Friday, December 09, 2011

Fuel-subsidy fight pits Koch vs. Pickens

The New Alternative Transportation to Give Americans Solutions Act of 2011, or NATGAS Act, subsidizes cars running on natural gas. Proponents in the House and Senate want to stick the measure into a year-end, must-pass omnibus spending bill or tax-extender package. Pickens is the bill's original author, chief lobbyist and prime beneficiary: He owns 41 percent of Clean Energy Fuels, which has the largest natural-gas truck-fueling station in the world and plans to set up a series of similar fueling stations around the country -- if it can get the subsidies. In a filing with the Securities and Exchange Commission, Clean Energy Fuels admits it is subsidy-dependent: "Our business plan and the ability of our business to successfully grow depends in part on the extension of the federal fuel excise tax credit for natural gas vehicle fuel, the reinstatement and extension of the federal income tax credit for the purchase of natural gas vehicles and the passage of legislation providing for additional incentives for the sale and use of natural gas vehicles." That's all in the NATGAS Act.
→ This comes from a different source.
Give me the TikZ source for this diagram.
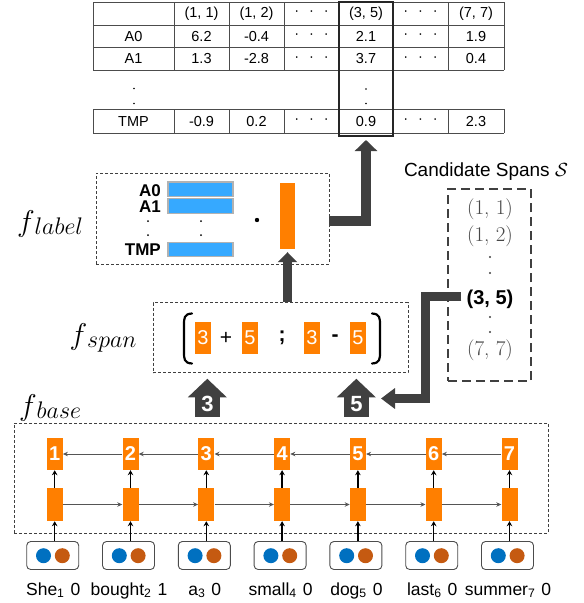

Pickens' gain would be at the expense of everyone who uses natural gas, which will spike in price thanks to increased demand. Primary among natural-gas users is the fertilizer industry. One of the world's largest fertilizer sellers is Koch Fertilizer, a subsidiary of the politically connected Koch Industries. Koch (owned by pro-free-market businessmen Charles and David Koch, who are in the top 1 percent of even the Forbes 400) has led the resistance to Pickens' bill. So in this age of multiplying bailouts and subsidies what does it take to thwart a billionaire seeking federal handouts? It might just be two multibillionaires not willing to pick up some other guy's tab...more

If the bill were to pass, Pickens could make up to $100 million on stock options. That would buy a helluva ranch for Madeleine and her wild horses.